Uveitis management in Sierra Leone and developing countries with a high rate of infectious diseases—including toxoplasmosis and EVD-associated uveitis—has provided a wealth of information about infectious pathologies and opportunities to provide complex care to underserved populations. The introduction of research infrastructure has improved the region’s ophthalmic imaging capabilities, research workflows, ophthalmic education, and ophthalmic subspecialty service delivery. However, remaining challenges include patient-level considerations (ie, treatment adherence, financial constraints, and delayed presentation) and health system constraints (ie, availability of molecular diagnostic testing for infectious disease syndromes, supply chain, and reagents for serologic testing).

Such constraints emphasize the need for strong clinical observation skills and empiric treatment and task-shifting to mid-level health care providers to allow ophthalmologists and optometrists to deal with rare or severe conditions.

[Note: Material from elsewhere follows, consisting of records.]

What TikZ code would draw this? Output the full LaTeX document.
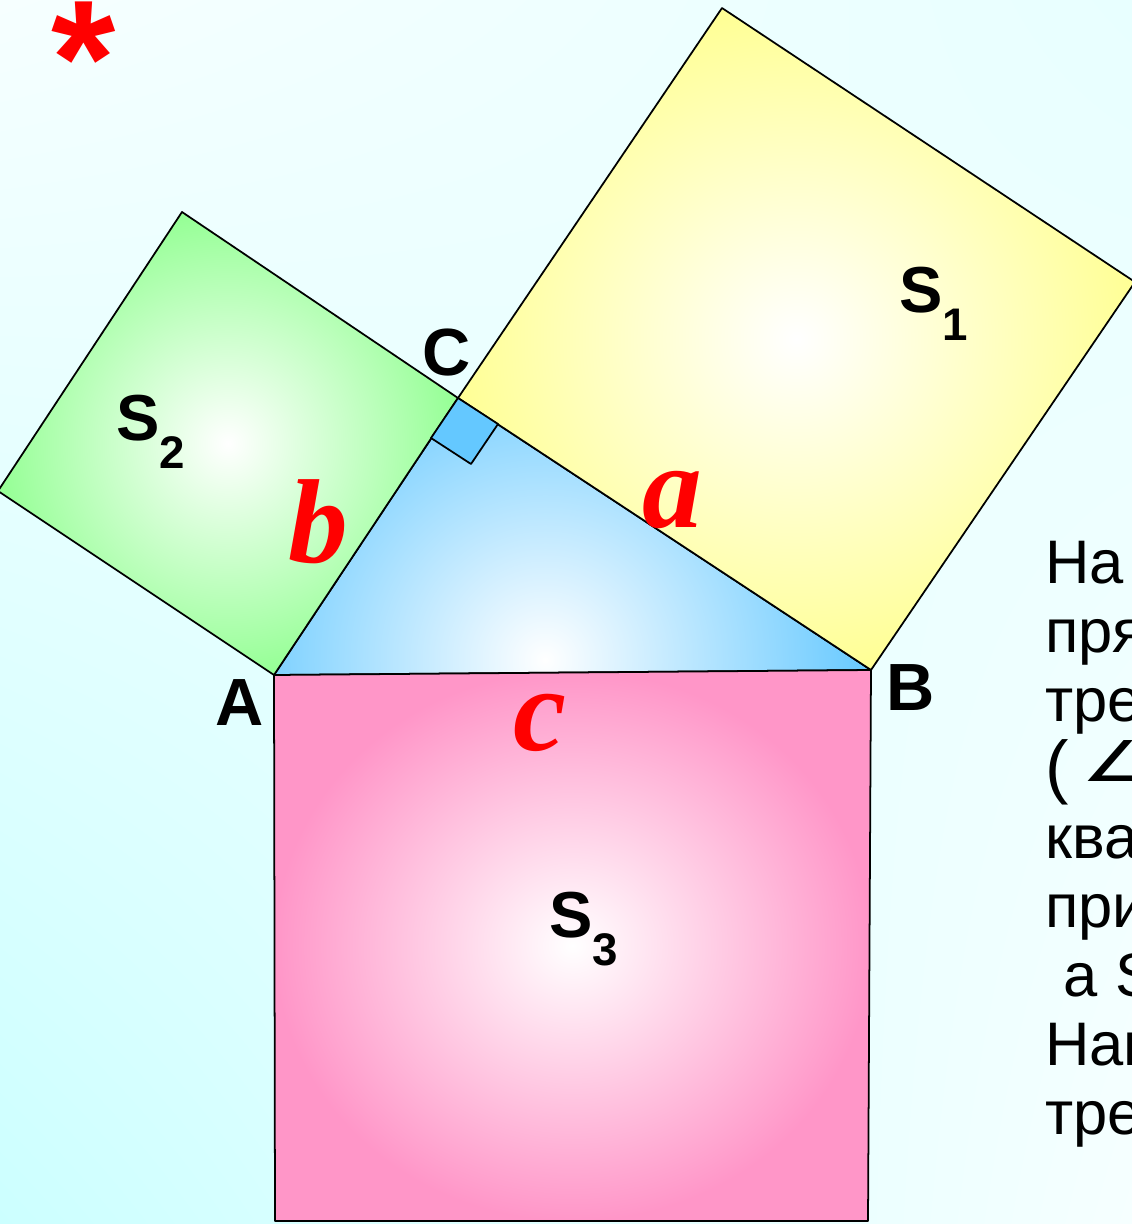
\documentclass[tikz,border=0pt]{standalone}
\usepackage{fontspec}
\setmainfont{Liberation Sans}
\newfontfamily\letterfont{Liberation Serif}
\newfontfamily\symfont{DejaVu Sans}
\usetikzlibrary{positioning, shadings}

\definecolor{bgcyan}{RGB}{204,255,255}
\definecolor{bgmid}{RGB}{232,255,255}
\definecolor{bglight}{RGB}{246,255,255}
\definecolor{sqgreen}{RGB}{150,255,150}
\definecolor{sqyellow}{RGB}{255,255,150}
\definecolor{sqpink}{RGB}{255,150,200}
\definecolor{triblue}{RGB}{100,200,255}

\newcommand{\areasub}[1]{\raisebox{-16pt}{\fontsize{26}{26}\selectfont #1}}

\begin{document}
\begin{tikzpicture}[x=0.02cm, y=-0.02cm,
    edge/.style={draw=black, line width=1pt, line join=round},
    vertex/.style={inner sep=0pt, font=\fontsize{38}{38}\selectfont\bfseries},
    area/.style={anchor=base west, inner sep=0pt, font=\fontsize{37}{37}\selectfont\bfseries},
    side/.style={inner sep=0pt, text=red, font=\fontsize{68}{68}\selectfont\letterfont\bfseries\itshape},
    note/.style={anchor=base west, inner sep=0pt, font=\fontsize{35}{35}\selectfont}]

    \clip (0,0) rectangle (1132,1224);
    \shade[upper left=bglight, upper right=bgmid, lower left=bgcyan, lower right=bglight] (0,0) rectangle (1132,1224);

    % triangle and squares
    \coordinate (A) at (274,675);
    \coordinate (B) at (871,670);
    \coordinate (C) at (458,398);
    \coordinate (g1) at (-2,491);
    \coordinate (g2) at (182,212);
    \coordinate (y1) at (722,8);
    \coordinate (y2) at (1135,282);
    \coordinate (p1) at (868,1221);
    \coordinate (p2) at (275,1221);

    \begin{scope}
        \clip (A) -- (B) -- (C) -- cycle;
        \shade[inner color=white, outer color=triblue] (545,660) circle (330);
    \end{scope}
    \draw[edge] (A) -- (B) -- (C) -- cycle;

    \shade[edge, inner color=white, outer color=sqgreen] (C) -- (A) -- (g1) -- (g2) -- cycle;
    \shade[edge, inner color=white, outer color=sqyellow] (C) -- (y1) -- (y2) -- (B) -- cycle;
    \shade[edge, inner color=white, outer color=sqpink] (A) -- (B) -- (p1) -- (p2) -- cycle;

    % right angle at C
    \coordinate (r1) at (431,438);
    \coordinate (r2) at (471,464);
    \coordinate (r3) at (498,424);
    \filldraw[edge, fill=triblue] (C) -- (r1) -- (r2) -- (r3) -- cycle;

    % labels
    \node[inner sep=0pt, anchor=north, text=red, font=\fontsize{94}{94}\selectfont\bfseries] (star) at (84,2) {*};
    \node[vertex] (labC) at (447,353) {C};
    \node[vertex] (labA) at (240,703) {A};
    \node[vertex] (labB) at (911,688) {B};
    \node[area] (s1) at (899,312) {S\areasub{1}};
    \node[area] (s2) at (116,440) {S\areasub{2}};
    \node[area] (s3) at (549,937) {S\areasub{3}};
    \node[side] (sa) at (672,500) {a};
    \node[side] (sb) at (318,522) {b};
    \node[side] (sc) at (540,723) {c};

    % text at the right edge
    \node[note] (t1) at (1045,583) {На};
    \node[note] (t2) at (1045,652) {пря};
    \node[note] (t3) at (1045,721) {тре};
    \node[note] (t4) at (1045,790) {{\fontsize{40}{40}\selectfont(}\hspace{7pt}\raisebox{5pt}{\scalebox{1.1}[0.8]{\symfont\fontsize{40}{40}\selectfont ∠}}};
    \node[note] (t5) at (1045,858) {ква};
    \node[note] (t6) at (1045,927) {при};
    \node[note] (t7) at (1045,996) {\hspace{0.3em}а S};
    \node[note] (t8) at (1045,1065) {Нап};
    \node[note] (t9) at (1045,1134) {тре};
\end{tikzpicture}
\end{document}
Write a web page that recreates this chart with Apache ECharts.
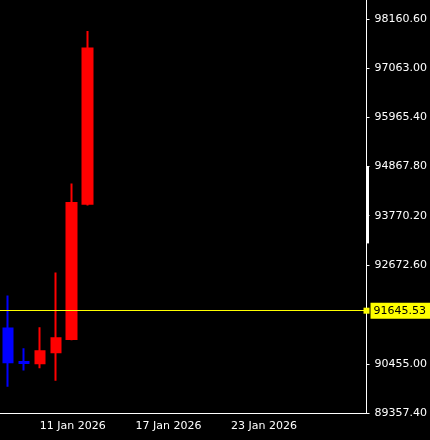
<!DOCTYPE html>
<html>
<head>
<meta charset="utf-8">
<script src="https://cdn.jsdelivr.net/npm/echarts@6/dist/echarts.min.js"></script>
<style>
  html, body { margin: 0; padding: 0; background: #000; }
  #chart { width: 430px; height: 440px; }
</style>
</head>
<body>
<div id="chart"></div>
<script>
// daily candles, 9 Jan 2026 onwards
const days = []
for (let d = 9; d <= 31; d++) days.push(d + ' Jan 2026')
const opens = [91246, 90500, 90468, 90715, 91010, 94039]
const closes = [90491, 90477, 90737, 91028, 94052, 97511]
const lows = [89946, 90305, 90356, 90081, 90985, 93995]
const highs = [91985, 90804, 91275, 92500, 94487, 97898]
const lastPrice = 91645.53

// price scale, labels as printed by the terminal
const yMin = 89357.4
const yMax = 98593
const yTicks = [89357.4, 90455.0, 92672.6, 93770.2, 94867.8, 95965.4, 97063.0, 98160.6]

const candles = opens.map((o, i) => [o, closes[i], lows[i], highs[i]])

const chart = echarts.init(document.getElementById('chart'))
const font = 'DejaVu Sans'
const showDay = i => (i - 2) % 6 === 0 && i < 20

chart.setOption({
  backgroundColor: '#000',
  animation: false,
  grid: { left: 0, right: 62, top: 0, bottom: 27 },
  xAxis: {
    type: 'category',
    data: days,
    boundaryGap: true,
    axisLine: { lineStyle: { color: '#fff', width: 1 } },
    axisTick: {
      alignWithLabel: true,
      length: 4,
      lineStyle: { color: '#fff' },
      interval: showDay
    },
    axisLabel: {
      color: '#fff',
      fontFamily: font,
      fontSize: 11,
      margin: 8,
      align: 'left',
      interval: showDay
    },
    splitLine: { show: false }
  },
  yAxis: {
    type: 'value',
    position: 'right',
    min: yMin,
    max: yMax,
    axisLine: { show: true, lineStyle: { color: '#fff', width: 1 } },
    axisTick: { show: true, length: 3, lineStyle: { color: '#fff' }, customValues: yTicks },
    axisLabel: {
      color: '#fff',
      fontFamily: font,
      fontSize: 11,
      margin: 8,
      customValues: yTicks,
      formatter: v => v.toFixed(2)
    },
    splitLine: { show: false }
  },
  series: [{
    type: 'candlestick',
    data: candles,
    barWidth: 10,
    itemStyle: {
      color: '#ff0000',
      borderColor: '#ff0000',
      color0: '#0000ff',
      borderColor0: '#0000ff',
      borderWidth: 2
    },
    markLine: {
      silent: true,
      symbol: ['none', 'rect'],
      symbolSize: 6,
      lineStyle: { color: '#ffff00', type: 'solid', width: 1 },
      label: {
        position: 'end',
        distance: 4,
        formatter: () => lastPrice.toFixed(2),
        color: '#000',
        backgroundColor: '#ffff00',
        fontFamily: font,
        fontSize: 11,
        padding: [3, 4, 2, 3]
      },
      data: [{ yAxis: lastPrice }]
    }
  }]
})

// terminal's scroll marker on the price scale
const markTop = chart.convertToPixel({ yAxisIndex: 0 }, 94867.8)
const markBot = chart.convertToPixel({ yAxisIndex: 0 }, 93150)
chart.setOption({
  graphic: [{
    type: 'rect',
    shape: { x: 366, y: markTop, width: 3, height: markBot - markTop },
    style: { fill: '#fff' }
  }]
})
</script>
</body>
</html>
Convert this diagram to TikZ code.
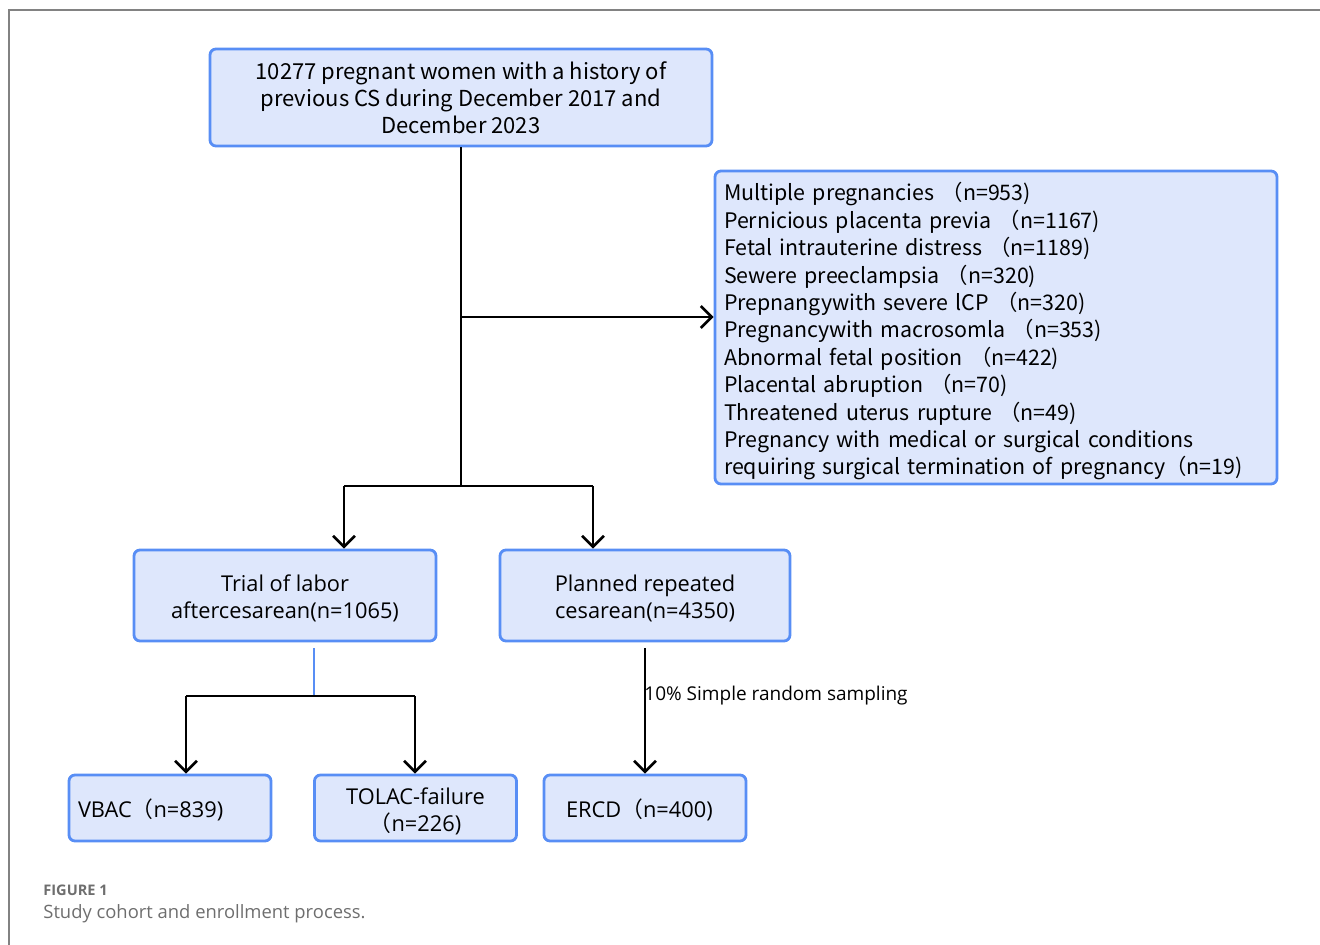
\documentclass[tikz,border=0pt]{standalone}
\usepackage{fontspec}
\setmainfont{Noto Sans CJK SC}
\newfontfamily\lowfont{Open Sans}
\newfontfamily\cjkfont{Noto Sans CJK SC}
\usetikzlibrary{arrows.meta}
\definecolor{boxblue}{RGB}{88,142,245}
\definecolor{boxfill}{RGB}{222,231,252}
\definecolor{framegray}{RGB}{130,130,130}
\definecolor{capgray}{RGB}{110,110,110}
\newcommand{\fwp}{{\cjkfont （}}
\newcommand{\lowstrut}{\rule{0pt}{11.4pt}}

\begin{document}
\begin{tikzpicture}[x=0.5pt,y=-0.5pt,
		box/.style={draw=boxblue,fill=boxfill,line width=1.4pt,rounded corners=3pt,inner sep=0pt},
		link/.style={draw=black,line width=1.3pt},
		flow/.style={link,-{Straight Barb[length=5.5pt,width=11pt]}},
		topfont/.style={font=\fontsize{11}{13.6}\selectfont},
		listfont/.style={font=\fontsize{10.7}{13.7}\selectfont},
		lowtext/.style={font=\lowfont\fontsize{10.9}{13.6}\selectfont}]
		\useasboundingbox (0,0) rectangle (1320,945);

		\draw[framegray,line width=0.8pt] (9,945) -- (9,10) -- (1320,10);

		\node[box,topfont,align=center,minimum width=251pt,minimum height=48.5pt] (total) at (461,97.5)
			{10277 pregnant women with a history of\\previous CS during December 2017 and\\December 2023};
		\node[box,listfont,align=left,text width=272pt,inner xsep=4.5pt,minimum height=156.5pt] (excl) at (996,327.5)
			{\rule{0pt}{13pt}Multiple pregnancies \fwp n=953)\\
			Pernicious placenta previa \fwp n=1167)\\
			Fetal intrauterine distress \fwp n=1189)\\
			Sewere preeclampsia \fwp n=320)\\
			Prepnangywith severe lCP \fwp n=320)\\
			Pregnancywith macrosomla \fwp n=353)\\
			Abnormal fetal position \fwp n=422)\\
			Placental abruption \fwp n=70)\\
			Threatened uterus rupture \fwp n=49)\\
			Pregnancy with medical or surgical conditions\\
			requiring surgical termination of pregnancy\fwp n=19)};

		\node[box,lowtext,align=center,minimum width=151pt,minimum height=45.5pt] (tolac) at (285,595.5)
			{\lowstrut Trial of labor\\aftercesarean(n=1065)};
		\node[box,lowtext,align=center,minimum width=145pt,minimum height=45.5pt] (prc) at (645,595.5)
			{\lowstrut Planned repeated\\cesarean(n=4350)};

		\node[box,lowtext,align=left,text width=92pt,inner xsep=4.5pt,minimum height=33pt] (vbac) at (170,808)
			{\lowstrut VBAC\fwp n=839)};
		\node[box,lowtext,align=center,minimum width=101pt,minimum height=33pt] (fail) at (415.5,808)
			{\lowstrut TOLAC-failure\\\fwp n=226)};
		\node[box,lowtext,align=left,text width=79pt,inner xsep=11pt,minimum height=33pt] (ercd) at (645,808)
			{\lowstrut ERCD\fwp n=400)};

		\coordinate (side) at (461,317);
		\coordinate (split) at (461,486);
		\coordinate (lsplit) at (344,486);
		\coordinate (rsplit) at (593,486);
		\draw[link] (total) -- (split);
		\draw[flow] (side) -- (side -| excl.west);
		\draw[link] (lsplit) -- (rsplit);
		\draw[flow] (lsplit) -- (lsplit |- tolac.north);
		\draw[flow] (rsplit) -- (rsplit |- prc.north);

		\coordinate (tstem) at (314,648);
		\coordinate (tsplit) at (314,696);
		\coordinate (vsplit) at (186,696);
		\coordinate (fsplit) at (415,696);
		\draw[boxblue,line width=1pt] (tstem) -- (tsplit);
		\draw[link] (vsplit) -- (fsplit);
		\draw[flow] (vsplit) -- (vsplit |- vbac.north);
		\draw[flow] (fsplit) -- (fsplit |- fail.north);

		\coordinate (pstem) at (645,648);
		\draw[flow] (pstem) -- (ercd.north);
		\node[anchor=west,inner sep=0pt,font=\lowfont\fontsize{9.5}{11}\selectfont] (sample) at (644,696)
			{10\% Simple random sampling};

		\node[anchor=west,inner sep=0pt,text=capgray,font=\lowfont\bfseries\fontsize{7.3}{9}\selectfont] (figno) at (43,890)
			{FIGURE 1};
		\node[anchor=west,inner sep=0pt,text=capgray,font=\lowfont\fontsize{9.2}{11}\selectfont] (caption) at (43,914)
			{Study cohort and enrollment process.};
	\end{tikzpicture}
\end{document}
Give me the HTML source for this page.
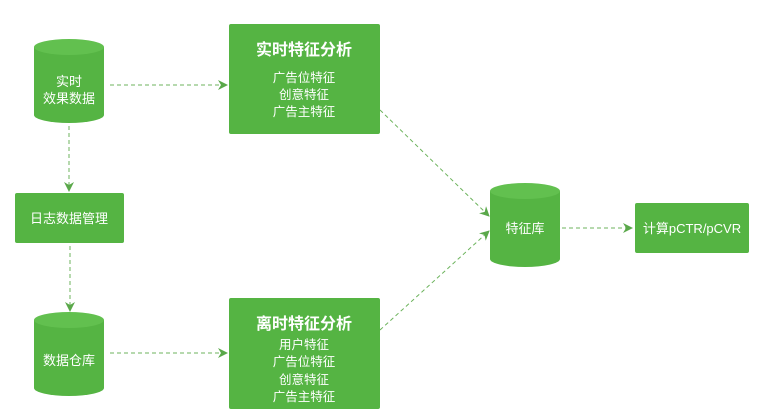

This can give the clinician more time to engage in further research, training, monitoring, and supportive supervision to build, improve, and sustain a robust health care system.

Authors’ note: This project was supported by the NEI/NIH. The content is the responsibility of the authors and does not represent the official views of the NIH or the Department of Health and Human Services; mention of products or organizations does not imply endorsement by the United States Government. Funding has also been provided by the Stanley Truhlsen Family Foundation, the ARVO Young Investigator Award, and a Macula Society Retina Research Grant.